Users renting customer relationship management (CRM) applications from embattled software vendor Kana Communications Inc. have a month to find a new hosting firm.

Redwood City, Calif.-based Kana confirmed this week that it is pulling the plug on its application service provider (ASP) venture, dubbed Kana Online, and turning that unit's 50 customers over to business partners or other third parties. Kana Online will cease operations by the end of next month, the company said.

The plan to shut down the ASP unit follows last month's announcement of a merger deal between Kana and Menlo Park, Calif.-based Broadbase Software Inc., another struggling software vendor. It also comes in the wake of a 20 percent workforce reduction and the hiring of a new CEO by Kana earlier this year.

While Kana has reported two straight losses, including a whopping US$752.9 million first-quarter deficit on revenue of $24.2 million, company officials said the ASP operation isn't being closed for financial reasons. Kana Online was profitable, according to Michael Bettua, Kana's vice president of marketing. But, he added, the company's business model has changed in the two years since the ASP unit was launched, originally as a simple e-mail response system.

Bettua said Kana is now targeting more enterprise-level users than it was at that time, a strategy that doesn't lend itself to the ASP model. Kana Online initially "was designed for upstart dot-com companies that didn't have the cash to [install software themselves] and wanted it quickly up and running," he said.

Some larger users looking to avoid a large capital outlay for CRM applications also turned to Kana Online.

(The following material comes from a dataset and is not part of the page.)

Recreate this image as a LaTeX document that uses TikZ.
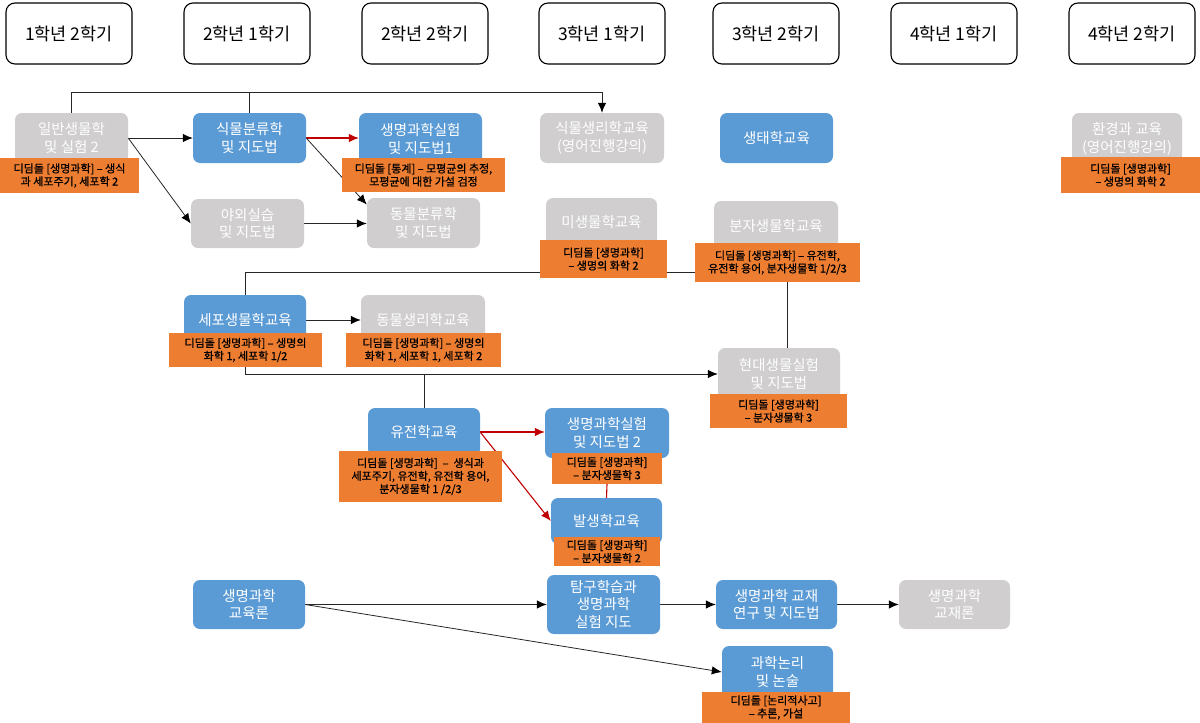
\documentclass[tikz,border=0pt]{standalone}
\usepackage{fontspec}
\setmainfont{Noto Sans CJK KR}
\newfontfamily\lblfont{Noto Sans CJK KR}[FakeBold=0.8]
\usetikzlibrary{arrows.meta}
\definecolor{cblue}{HTML}{5B9BD5}
\definecolor{cgray}{HTML}{D0CECE}
\definecolor{corange}{HTML}{ED7D31}
\definecolor{cred}{HTML}{C00000}
\pgfdeclarelayer{bg}
\pgfsetlayers{bg,main}
\tikzset{
  hdr/.style={draw=black, line width=1.1pt, rounded corners=9pt, fill=white,
    minimum width=126pt, minimum height=61pt, inner sep=0pt,
    font=\fontsize{17.5}{20}\selectfont},
  bbox/.style={fill=cblue, rounded corners=7pt, text=white, align=center,
    inner sep=0pt, font=\fontsize{14.5}{17.5}\selectfont},
  gbox/.style={bbox, fill=cgray},
  lbl/.style={fill=corange, text=black, align=center, inner sep=0pt,
    font=\lblfont\fontsize{11}{13}\selectfont},
  ln/.style={draw=black!85, line width=1pt},
  arr/.style={ln, -{Latex[length=10pt,width=8.5pt,color=black]}},
  rarr/.style={draw=cred, line width=1.1pt, -{Latex[length=10pt,width=8.5pt]}},
  rln/.style={draw=cred, line width=1.1pt},
  wh/.style 2 args={minimum width=#1pt, minimum height=#2pt},
}
\begin{document}
\begin{tikzpicture}[x=1pt,y=-1pt]
\useasboundingbox (0,0) rectangle (1200,723);
% headers
\node[hdr] (h1) at (69,33.5) {1학년 2학기};
\node[hdr] (h2) at (247,33.5) {2학년 1학기};
\node[hdr] (h3) at (425,33.5) {2학년 2학기};
\node[hdr] (h4) at (602,33.5) {3학년 1학기};
\node[hdr] (h5) at (776,33.5) {3학년 2학기};
\node[hdr] (h6) at (954,33.5) {4학년 1학기};
\node[hdr] (h7) at (1132,33.5) {4학년 2학기};
% row 1
\node[gbox, wh={113}{50}] (il) at (71.5,138) {일반생물학\\및 실험 2};
\node[lbl, wh={139}{35}] (ilL) at (69.5,175.5) {디딤돌 [생명과학] –  생식\\과 세포주기, 세포학 2};
\node[bbox, wh={113}{50}] (sb) at (249.5,138) {식물분류학\\및 지도법};
\node[bbox, wh={123}{52}] (s1) at (420.5,139) {생명과학실험\\및 지도법1};
\node[lbl, wh={163}{34}] (s1L) at (423.5,175) {디딤돌 [통계] – 모평균의 추정,\\모평균에 대한 가설 검정};
\node[gbox, wh={124}{50}] (sp) at (602,138) {식물생리학교육\\(영어진행강의)};
\node[bbox, wh={113}{50}] (tae) at (776.5,138) {생태학교육};
\node[gbox, wh={110}{52}] (env) at (1127,139) {환경과 교육\\(영어진행강의)};
\node[lbl, wh={139}{36}] (envL) at (1130.5,175) {디딤돌 [생명과학]\\– 생명의 화학 2};
% row 2
\node[gbox, wh={113}{49}] (ya) at (247.5,223.5) {야외실습\\및 지도법};
\node[gbox, wh={113}{50}] (dong) at (423.5,223) {동물분류학\\및 지도법};
\node[gbox, wh={111}{48}] (mi) at (601.5,222) {미생물학교육};
\node[lbl, wh={127}{38}] (miL) at (603.5,259) {디딤돌 [생명과학]\\– 생명의 화학 2};
\node[gbox, wh={124}{50}] (mol) at (776,226) {분자생물학교육};
\node[lbl, wh={165}{39}] (molL) at (777.5,262.5) {디딤돌 [생명과학] – 유전학,\\유전학 용어, 분자생물학 1/2/3};
% row 3
\node[bbox, wh={122}{50}] (se) at (245,320) {세포생물학교육};
\node[lbl, wh={153}{34}] (seL) at (245.5,350) {디딤돌 [생명과학] – 생명의\\화학 1, 세포학 1/2};
\node[gbox, wh={124}{50}] (dp) at (423,320) {동물생리학교육};
\node[lbl, wh={155}{34}] (dpL) at (423.5,350) {디딤돌 [생명과학] – 생명의\\화학 1, 세포학 1, 세포학 2};
\node[gbox, wh={122}{52}] (hy) at (779,374) {현대생물실험\\및 지도법};
\node[lbl, wh={137}{34}] (hyL) at (778.5,411) {디딤돌 [생명과학]\\– 분자생물학 3};
% row 4
\node[bbox, wh={112}{48}] (yu) at (424,432) {유전학교육};
\node[lbl, wh={163}{51}] (yuL) at (420.5,476.5) {디딤돌 [생명과학] \ – \ 생식과\\세포주기, 유전학, 유전학 용어,\\분자생물학 1 /2/3};
\node[bbox, wh={124}{50}] (s2) at (607,433) {생명과학실험\\및 지도법 2};
\node[lbl, wh={110}{31}] (s2L) at (607,468.5) {디딤돌 [생명과학]\\– 분자생물학 3};
\node[bbox, wh={111}{46}] (bal) at (606.5,521) {발생학교육};
\node[lbl, wh={106}{29}] (balL) at (607,551.5) {디딤돌 [생명과학]\\– 분자생물학 2};
% row 5
\node[bbox, wh={112}{49}] (ed) at (249,604.5) {생명과학\\교육론};
\node[bbox, wh={113}{59}] (tam) at (603.5,604.5) {탐구학습과\\생명과학\\실험 지도};
\node[bbox, wh={121}{49}] (gy) at (776.5,604.5) {생명과학 교재\\연구 및 지도법};
\node[gbox, wh={111}{49}] (gr) at (954.5,604.5) {생명과학\\교재론};
\node[bbox, wh={111}{52}] (non) at (777.5,672) {과학논리\\및 논술};
\node[lbl, wh={148}{31}] (nonL) at (776,707.5) {디딤돌 [논리적사고]\\– 추론, 가설};
% helper coordinates
\coordinate (t92) at (0,92);
\coordinate (t272) at (0,272);
\coordinate (t374) at (0,374);
\coordinate (x787) at (787,0);
\coordinate (x424) at (424,0);
% connectors
\begin{pgfonlayer}{bg}
\draw[arr] (il.north) -- (il.north |- t92) -| (sp.north);
\draw[ln] (sb.north) -- (sb.north |- t92);
\draw[arr] (il.east) -- (sb.west);
\draw[arr, line width=0.8pt] (il.east) -- (ya.west);
\draw[rarr] (sb.east) -- (sb.east -| s1.west);
\draw[arr, line width=0.8pt] (sb.east) -- (dong.162);
\draw[arr] (ya.east) -- (ya.east -| dong.west);
\draw[ln] (se.north) -- (se.north |- t272) -- (molL.west |- t272);
\draw[ln] (molL.south -| x787) -- (hy.north -| x787);
\draw[arr] (se.east) -- (dp.west);
\draw[arr] (seL.south) -- (seL.south |- t374) -- (hy.west);
\draw[ln] (x424 |- t374) -- (yu.north);
\draw[rarr] (yu.east) -- (yu.east -| s2.west);
\draw[rarr] (yu.east) -- (bal.west);
\draw[rln] (s2L.south) -- (bal.north);
\draw[arr] (ed.east) -- (tam.west);
\draw[arr, line width=0.8pt] (ed.east) -- (non.west);
\draw[arr] (tam.east) -- (gy.west);
\draw[arr] (gy.east) -- (gr.west);
\end{pgfonlayer}
\end{tikzpicture}
\end{document}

But with Kana also busy with the Broadbase merger and an earlier acquisition of Silknet Software Inc. in Manchester, N.H., Bettua said the ASP venture had become a distraction from the company's core business of developing and selling software.

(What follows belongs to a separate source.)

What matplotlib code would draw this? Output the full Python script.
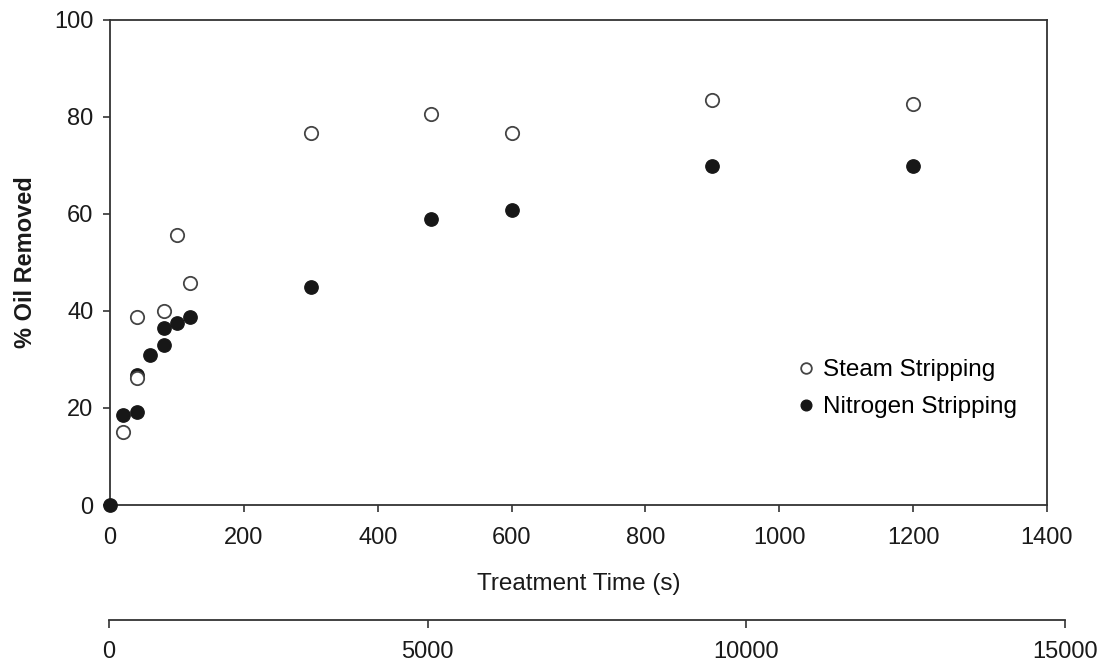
import matplotlib
matplotlib.use('Agg')
import matplotlib.pyplot as plt

plt.rcParams['font.family'] = ['Liberation Sans', 'DejaVu Sans']

# values
steam_t = [20, 40, 40, 80, 100, 120, 300, 480, 600, 900, 1200]
steam_y = [15.1, 26.2, 38.8, 39.9, 55.6, 45.7, 76.7, 80.7, 76.7, 83.6, 82.7]

n2_t = [0, 20, 40, 40, 60, 80, 80, 100, 120, 300, 480, 600, 900, 1200]
n2_y = [0, 18.5, 19.1, 26.9, 31.0, 32.9, 36.5, 37.6, 38.8, 44.9, 58.9, 60.8, 69.9, 69.9]

x_ticks = [0, 200, 400, 600, 800, 1000, 1200, 1400]
y_ticks = [0, 20, 40, 60, 80, 100]
x2_ticks = [0, 5000, 10000, 15000]

W, H = 1099, 663
fig = plt.figure(figsize=(W / 100, H / 100), dpi=100)
ax = fig.add_axes([110 / W, 1 - 505 / H, 937 / W, 485 / H])

ax.plot(n2_t, n2_y, 'o', ms=9.6, color='#171717', mec='#171717', ls='none',
        label='Nitrogen Stripping', clip_on=False, zorder=3)
ax.plot(steam_t, steam_y, 'o', ms=9.6, mfc='white', mec='#454545', mew=1.3, ls='none',
        label='Steam Stripping', clip_on=False, zorder=4)

ax.set_xlim(0, 1400)
ax.set_ylim(0, 100)
ax.set_xticks(x_ticks)
ax.set_yticks(y_ticks)
ax.tick_params(labelsize=17, length=5, width=1.2, color='#333333', labelcolor='#1a1a1a')
ax.tick_params(axis='x', pad=11)
ax.tick_params(axis='y', pad=7)
for s in ax.spines.values():
    s.set_color('#333333')
    s.set_linewidth(1.3)

ax.set_xlabel('Treatment Time (s)', fontsize=17.5, color='#1a1a1a', labelpad=17)
ax.set_ylabel('% Oil Removed', fontsize=17, fontweight='bold', color='#1a1a1a', labelpad=12)

h, l = ax.get_legend_handles_labels()
ax.legend(h[::-1], l[::-1], loc='center left', bbox_to_anchor=(0.7325, 0.24),
          frameon=False, fontsize=17.5, markerscale=0.8, handletextpad=0.3,
          handlelength=0.8, labelspacing=0.62, borderpad=0, borderaxespad=0)

# second scale below the plot
ax2 = fig.add_axes([109 / W, 1 - 620 / H, 956 / W, 0.001])
ax2.set_xlim(0, 15000)
ax2.set_xticks(x2_ticks)
ax2.set_yticks([])
ax2.patch.set_visible(False)
for k in ['top', 'left', 'right']:
    ax2.spines[k].set_visible(False)
ax2.spines['bottom'].set_color('#333333')
ax2.spines['bottom'].set_linewidth(1.3)
ax2.tick_params(labelsize=17, length=6, width=1.2, color='#333333', labelcolor='#1a1a1a', pad=9)

fig.savefig('out.png', dpi=100)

Kana executives decided it made more sense to shift application hosting responsibilities "to companies that focus on [being ASPs]," Bettua said. He added that the ASPs that take over the hosting business won't necessarily charge more for the service than Kana Online had been.

Steve Bonadio, an analyst at Meta Group Inc. in Stamford, Conn., said the planned shutdown wasn't a big shock. "Kana has a huge amount of work ahead of it," including the completion of the Broadbase deal and a planned retooling of its entire application suite, Bonadio said. To do all that and continue running Kana Online would be "very difficult," he added.